**Description of the task**
Gather from the listing below each line that includes the word "this", and copy it.

══ Entries provided ══

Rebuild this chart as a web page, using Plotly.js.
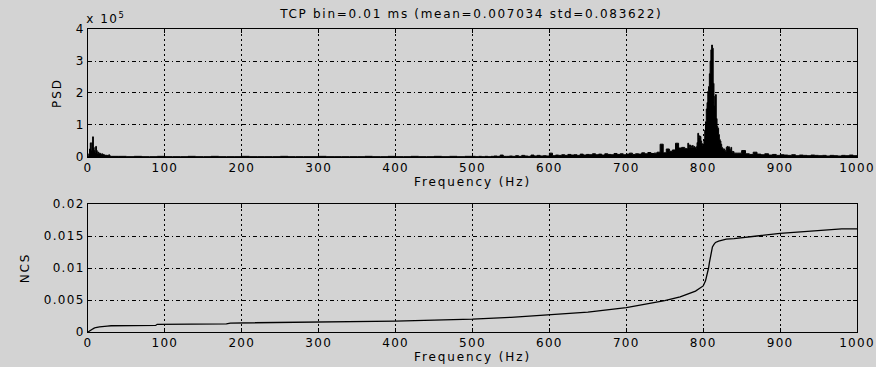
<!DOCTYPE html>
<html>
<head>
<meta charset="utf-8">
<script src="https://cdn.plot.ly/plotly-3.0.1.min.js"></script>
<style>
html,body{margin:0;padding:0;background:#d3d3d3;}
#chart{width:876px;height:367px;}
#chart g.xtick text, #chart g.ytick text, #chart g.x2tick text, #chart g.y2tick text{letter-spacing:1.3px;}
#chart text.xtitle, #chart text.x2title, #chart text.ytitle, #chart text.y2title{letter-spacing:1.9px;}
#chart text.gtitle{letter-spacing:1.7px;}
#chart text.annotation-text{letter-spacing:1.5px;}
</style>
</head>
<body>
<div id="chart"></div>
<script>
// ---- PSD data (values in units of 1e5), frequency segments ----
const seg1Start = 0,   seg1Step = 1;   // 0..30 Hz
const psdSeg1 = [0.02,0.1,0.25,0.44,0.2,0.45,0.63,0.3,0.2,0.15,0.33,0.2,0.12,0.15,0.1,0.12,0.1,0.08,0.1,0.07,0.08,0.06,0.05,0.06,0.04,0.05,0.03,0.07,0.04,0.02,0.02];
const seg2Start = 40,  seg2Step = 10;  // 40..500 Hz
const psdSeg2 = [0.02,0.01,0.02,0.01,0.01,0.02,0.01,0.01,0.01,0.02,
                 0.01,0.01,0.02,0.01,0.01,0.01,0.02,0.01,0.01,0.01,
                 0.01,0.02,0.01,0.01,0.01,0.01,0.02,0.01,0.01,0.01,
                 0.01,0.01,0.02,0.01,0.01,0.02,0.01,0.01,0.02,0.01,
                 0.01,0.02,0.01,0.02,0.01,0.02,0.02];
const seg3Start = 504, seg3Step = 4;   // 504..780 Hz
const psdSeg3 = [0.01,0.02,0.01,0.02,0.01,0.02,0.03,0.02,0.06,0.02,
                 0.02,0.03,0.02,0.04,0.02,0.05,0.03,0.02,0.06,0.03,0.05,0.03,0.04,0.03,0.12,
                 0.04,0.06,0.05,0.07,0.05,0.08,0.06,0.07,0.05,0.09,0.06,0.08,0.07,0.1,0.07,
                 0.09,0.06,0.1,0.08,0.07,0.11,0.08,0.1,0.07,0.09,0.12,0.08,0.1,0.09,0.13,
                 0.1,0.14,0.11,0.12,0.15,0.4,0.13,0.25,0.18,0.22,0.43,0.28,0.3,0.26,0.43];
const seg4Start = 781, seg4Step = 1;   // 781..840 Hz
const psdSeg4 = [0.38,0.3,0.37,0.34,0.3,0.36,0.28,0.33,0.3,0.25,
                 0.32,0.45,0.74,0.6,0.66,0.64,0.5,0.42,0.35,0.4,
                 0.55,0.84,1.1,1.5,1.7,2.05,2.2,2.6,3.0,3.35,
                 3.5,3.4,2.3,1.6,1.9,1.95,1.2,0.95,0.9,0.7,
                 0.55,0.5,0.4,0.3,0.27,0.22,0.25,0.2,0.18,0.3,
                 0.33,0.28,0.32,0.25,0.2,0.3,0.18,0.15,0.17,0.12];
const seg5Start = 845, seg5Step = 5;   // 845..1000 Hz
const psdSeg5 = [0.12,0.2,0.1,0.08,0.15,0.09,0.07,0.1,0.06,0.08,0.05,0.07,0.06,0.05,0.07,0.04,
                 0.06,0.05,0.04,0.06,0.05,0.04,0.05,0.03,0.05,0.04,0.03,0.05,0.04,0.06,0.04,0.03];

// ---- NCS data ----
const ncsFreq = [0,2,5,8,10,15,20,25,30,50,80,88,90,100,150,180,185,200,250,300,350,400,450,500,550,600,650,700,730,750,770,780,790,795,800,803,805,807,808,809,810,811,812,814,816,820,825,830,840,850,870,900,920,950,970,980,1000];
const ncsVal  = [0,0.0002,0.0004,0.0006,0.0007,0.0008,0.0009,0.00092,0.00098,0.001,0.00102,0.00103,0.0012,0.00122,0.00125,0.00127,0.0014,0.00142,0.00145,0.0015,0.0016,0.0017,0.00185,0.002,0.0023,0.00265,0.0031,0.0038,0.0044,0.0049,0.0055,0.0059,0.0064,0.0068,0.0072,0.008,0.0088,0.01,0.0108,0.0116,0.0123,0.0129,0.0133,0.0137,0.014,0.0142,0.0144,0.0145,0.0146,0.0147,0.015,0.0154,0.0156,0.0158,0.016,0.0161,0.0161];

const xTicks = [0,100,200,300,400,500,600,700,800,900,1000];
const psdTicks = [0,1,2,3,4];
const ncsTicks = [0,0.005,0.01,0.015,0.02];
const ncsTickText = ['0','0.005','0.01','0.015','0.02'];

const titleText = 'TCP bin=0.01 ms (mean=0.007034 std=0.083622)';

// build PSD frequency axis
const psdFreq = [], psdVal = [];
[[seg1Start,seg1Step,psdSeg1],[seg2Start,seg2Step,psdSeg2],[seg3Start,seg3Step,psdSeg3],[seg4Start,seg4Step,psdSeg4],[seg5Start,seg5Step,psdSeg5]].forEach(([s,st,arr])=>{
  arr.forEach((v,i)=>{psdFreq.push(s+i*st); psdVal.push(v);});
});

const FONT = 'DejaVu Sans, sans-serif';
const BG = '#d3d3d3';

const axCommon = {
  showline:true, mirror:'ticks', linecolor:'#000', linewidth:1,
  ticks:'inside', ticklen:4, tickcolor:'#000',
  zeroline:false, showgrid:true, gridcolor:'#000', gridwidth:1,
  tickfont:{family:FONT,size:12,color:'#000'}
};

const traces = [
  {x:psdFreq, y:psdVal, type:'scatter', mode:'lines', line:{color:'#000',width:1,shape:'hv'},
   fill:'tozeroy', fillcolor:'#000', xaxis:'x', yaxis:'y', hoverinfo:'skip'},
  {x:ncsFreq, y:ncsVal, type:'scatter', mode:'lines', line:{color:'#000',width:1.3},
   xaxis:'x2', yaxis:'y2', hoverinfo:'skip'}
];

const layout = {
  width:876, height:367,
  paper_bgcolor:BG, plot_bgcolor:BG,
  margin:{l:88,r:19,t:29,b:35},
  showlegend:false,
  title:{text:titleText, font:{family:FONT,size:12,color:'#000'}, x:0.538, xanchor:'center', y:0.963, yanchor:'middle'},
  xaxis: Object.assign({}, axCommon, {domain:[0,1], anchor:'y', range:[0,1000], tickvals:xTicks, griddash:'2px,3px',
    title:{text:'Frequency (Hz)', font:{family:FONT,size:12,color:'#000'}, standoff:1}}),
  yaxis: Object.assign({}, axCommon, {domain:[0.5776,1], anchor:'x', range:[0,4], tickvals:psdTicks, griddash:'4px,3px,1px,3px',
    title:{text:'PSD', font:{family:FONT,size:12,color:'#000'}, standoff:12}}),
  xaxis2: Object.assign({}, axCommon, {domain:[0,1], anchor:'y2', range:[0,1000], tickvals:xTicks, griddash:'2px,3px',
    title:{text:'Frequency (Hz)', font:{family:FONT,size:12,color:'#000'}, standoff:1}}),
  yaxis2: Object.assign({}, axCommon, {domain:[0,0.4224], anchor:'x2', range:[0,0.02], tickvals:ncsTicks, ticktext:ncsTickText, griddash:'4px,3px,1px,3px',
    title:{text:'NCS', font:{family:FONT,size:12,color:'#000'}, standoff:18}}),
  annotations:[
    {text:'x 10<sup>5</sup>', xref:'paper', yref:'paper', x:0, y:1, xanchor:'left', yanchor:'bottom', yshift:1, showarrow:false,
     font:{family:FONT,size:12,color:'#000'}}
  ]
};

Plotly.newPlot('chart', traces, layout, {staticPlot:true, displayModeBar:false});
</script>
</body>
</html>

═══
══ Entries provided ══

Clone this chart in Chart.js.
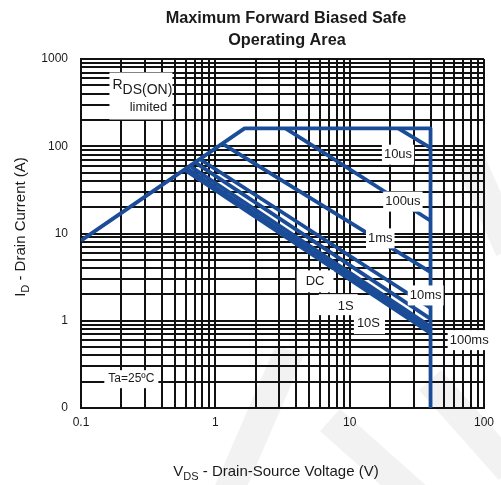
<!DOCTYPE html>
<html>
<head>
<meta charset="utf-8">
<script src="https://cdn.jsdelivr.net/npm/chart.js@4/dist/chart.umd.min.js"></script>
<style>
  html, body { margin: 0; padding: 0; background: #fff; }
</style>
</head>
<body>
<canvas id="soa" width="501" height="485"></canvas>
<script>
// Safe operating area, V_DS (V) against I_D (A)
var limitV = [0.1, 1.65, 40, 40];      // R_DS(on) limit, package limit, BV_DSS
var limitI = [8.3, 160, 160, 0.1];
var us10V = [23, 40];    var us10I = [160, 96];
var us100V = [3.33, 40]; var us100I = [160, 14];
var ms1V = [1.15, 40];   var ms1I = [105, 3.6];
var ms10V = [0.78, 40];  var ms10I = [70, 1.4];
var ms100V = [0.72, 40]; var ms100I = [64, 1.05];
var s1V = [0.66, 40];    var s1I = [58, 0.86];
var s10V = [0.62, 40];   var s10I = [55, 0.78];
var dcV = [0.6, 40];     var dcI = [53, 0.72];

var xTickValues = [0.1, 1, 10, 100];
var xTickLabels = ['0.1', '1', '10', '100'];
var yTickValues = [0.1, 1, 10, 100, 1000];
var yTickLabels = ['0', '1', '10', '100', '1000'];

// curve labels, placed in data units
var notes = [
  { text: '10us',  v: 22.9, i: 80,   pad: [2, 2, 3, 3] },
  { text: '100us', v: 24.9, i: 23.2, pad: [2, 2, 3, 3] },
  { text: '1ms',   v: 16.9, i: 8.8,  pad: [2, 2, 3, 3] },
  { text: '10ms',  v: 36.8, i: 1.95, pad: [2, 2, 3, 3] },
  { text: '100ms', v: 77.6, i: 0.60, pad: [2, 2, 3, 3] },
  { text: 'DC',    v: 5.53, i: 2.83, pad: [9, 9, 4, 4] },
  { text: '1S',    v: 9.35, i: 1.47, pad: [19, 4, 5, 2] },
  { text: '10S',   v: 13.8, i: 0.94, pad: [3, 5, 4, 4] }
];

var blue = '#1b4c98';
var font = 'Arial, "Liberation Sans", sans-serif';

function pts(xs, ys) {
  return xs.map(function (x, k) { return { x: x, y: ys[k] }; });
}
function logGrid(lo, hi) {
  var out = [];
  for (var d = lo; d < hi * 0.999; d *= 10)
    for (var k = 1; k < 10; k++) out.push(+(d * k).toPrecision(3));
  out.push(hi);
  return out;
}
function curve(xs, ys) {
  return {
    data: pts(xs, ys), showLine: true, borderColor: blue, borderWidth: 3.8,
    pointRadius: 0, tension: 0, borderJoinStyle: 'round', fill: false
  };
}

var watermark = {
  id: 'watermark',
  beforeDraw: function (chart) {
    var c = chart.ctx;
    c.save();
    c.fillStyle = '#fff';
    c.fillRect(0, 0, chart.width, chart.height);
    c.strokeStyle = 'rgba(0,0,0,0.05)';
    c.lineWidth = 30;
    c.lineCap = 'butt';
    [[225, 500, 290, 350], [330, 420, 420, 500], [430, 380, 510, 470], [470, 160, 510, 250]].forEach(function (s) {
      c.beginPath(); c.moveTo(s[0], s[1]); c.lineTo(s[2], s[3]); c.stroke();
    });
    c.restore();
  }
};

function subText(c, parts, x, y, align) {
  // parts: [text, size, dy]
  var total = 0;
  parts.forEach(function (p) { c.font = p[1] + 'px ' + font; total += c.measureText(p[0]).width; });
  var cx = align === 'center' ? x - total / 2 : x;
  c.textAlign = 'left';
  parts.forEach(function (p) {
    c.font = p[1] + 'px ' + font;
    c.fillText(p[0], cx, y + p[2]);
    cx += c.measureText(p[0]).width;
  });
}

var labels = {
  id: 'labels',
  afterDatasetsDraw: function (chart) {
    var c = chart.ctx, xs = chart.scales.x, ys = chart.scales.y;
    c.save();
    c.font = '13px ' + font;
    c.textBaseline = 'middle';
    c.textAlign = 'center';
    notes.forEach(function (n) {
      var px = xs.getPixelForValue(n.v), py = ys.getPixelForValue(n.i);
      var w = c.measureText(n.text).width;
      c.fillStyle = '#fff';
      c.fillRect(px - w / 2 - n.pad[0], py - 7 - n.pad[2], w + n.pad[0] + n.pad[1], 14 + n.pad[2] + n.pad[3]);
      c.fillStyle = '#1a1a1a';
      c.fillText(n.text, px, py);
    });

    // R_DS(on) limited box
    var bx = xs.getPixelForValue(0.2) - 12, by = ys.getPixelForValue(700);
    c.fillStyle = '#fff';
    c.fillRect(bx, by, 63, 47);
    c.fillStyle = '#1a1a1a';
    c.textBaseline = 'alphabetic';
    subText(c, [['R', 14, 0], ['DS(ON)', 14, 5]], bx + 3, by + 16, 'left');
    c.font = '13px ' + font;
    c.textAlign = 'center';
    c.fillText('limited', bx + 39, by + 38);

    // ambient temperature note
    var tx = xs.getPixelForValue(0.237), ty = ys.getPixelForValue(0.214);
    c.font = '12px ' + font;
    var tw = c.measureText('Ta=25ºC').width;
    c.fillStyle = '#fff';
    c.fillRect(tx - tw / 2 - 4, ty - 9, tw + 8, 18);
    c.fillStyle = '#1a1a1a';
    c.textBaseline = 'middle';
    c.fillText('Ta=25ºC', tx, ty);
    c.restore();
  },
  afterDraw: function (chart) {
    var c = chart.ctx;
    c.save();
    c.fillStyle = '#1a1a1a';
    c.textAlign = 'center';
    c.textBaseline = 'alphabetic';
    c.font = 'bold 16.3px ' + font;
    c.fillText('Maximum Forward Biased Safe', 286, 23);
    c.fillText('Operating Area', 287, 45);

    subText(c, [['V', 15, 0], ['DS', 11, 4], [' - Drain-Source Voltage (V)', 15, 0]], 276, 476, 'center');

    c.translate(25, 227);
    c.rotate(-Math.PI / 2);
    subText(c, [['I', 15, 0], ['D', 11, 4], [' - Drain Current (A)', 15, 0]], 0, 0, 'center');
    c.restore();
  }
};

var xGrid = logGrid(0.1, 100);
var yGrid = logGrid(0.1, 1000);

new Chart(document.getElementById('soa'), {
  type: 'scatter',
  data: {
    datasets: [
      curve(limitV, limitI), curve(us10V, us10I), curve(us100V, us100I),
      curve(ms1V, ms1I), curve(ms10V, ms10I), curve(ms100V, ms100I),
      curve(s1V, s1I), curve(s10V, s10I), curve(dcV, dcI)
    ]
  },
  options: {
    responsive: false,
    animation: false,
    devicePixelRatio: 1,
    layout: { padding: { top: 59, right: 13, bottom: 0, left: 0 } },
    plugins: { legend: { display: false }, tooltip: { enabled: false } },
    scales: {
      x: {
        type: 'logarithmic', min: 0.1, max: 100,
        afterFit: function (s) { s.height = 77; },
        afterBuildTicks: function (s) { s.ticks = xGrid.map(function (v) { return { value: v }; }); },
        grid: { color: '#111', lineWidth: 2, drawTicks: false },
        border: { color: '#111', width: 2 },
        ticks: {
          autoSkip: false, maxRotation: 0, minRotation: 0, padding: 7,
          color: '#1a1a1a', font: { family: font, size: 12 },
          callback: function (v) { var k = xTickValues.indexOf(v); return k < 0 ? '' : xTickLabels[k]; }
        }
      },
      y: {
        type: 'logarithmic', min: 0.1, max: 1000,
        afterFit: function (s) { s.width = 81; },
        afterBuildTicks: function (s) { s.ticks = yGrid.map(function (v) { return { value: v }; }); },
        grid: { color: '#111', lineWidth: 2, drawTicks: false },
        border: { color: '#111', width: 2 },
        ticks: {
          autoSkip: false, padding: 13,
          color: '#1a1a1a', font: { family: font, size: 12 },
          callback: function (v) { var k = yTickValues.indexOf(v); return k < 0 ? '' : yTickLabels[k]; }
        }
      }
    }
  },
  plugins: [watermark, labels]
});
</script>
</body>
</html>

═══

**Problem solution**
Rebuild this chart as a web page, using Plotly.js.
Clone this chart in Chart.js.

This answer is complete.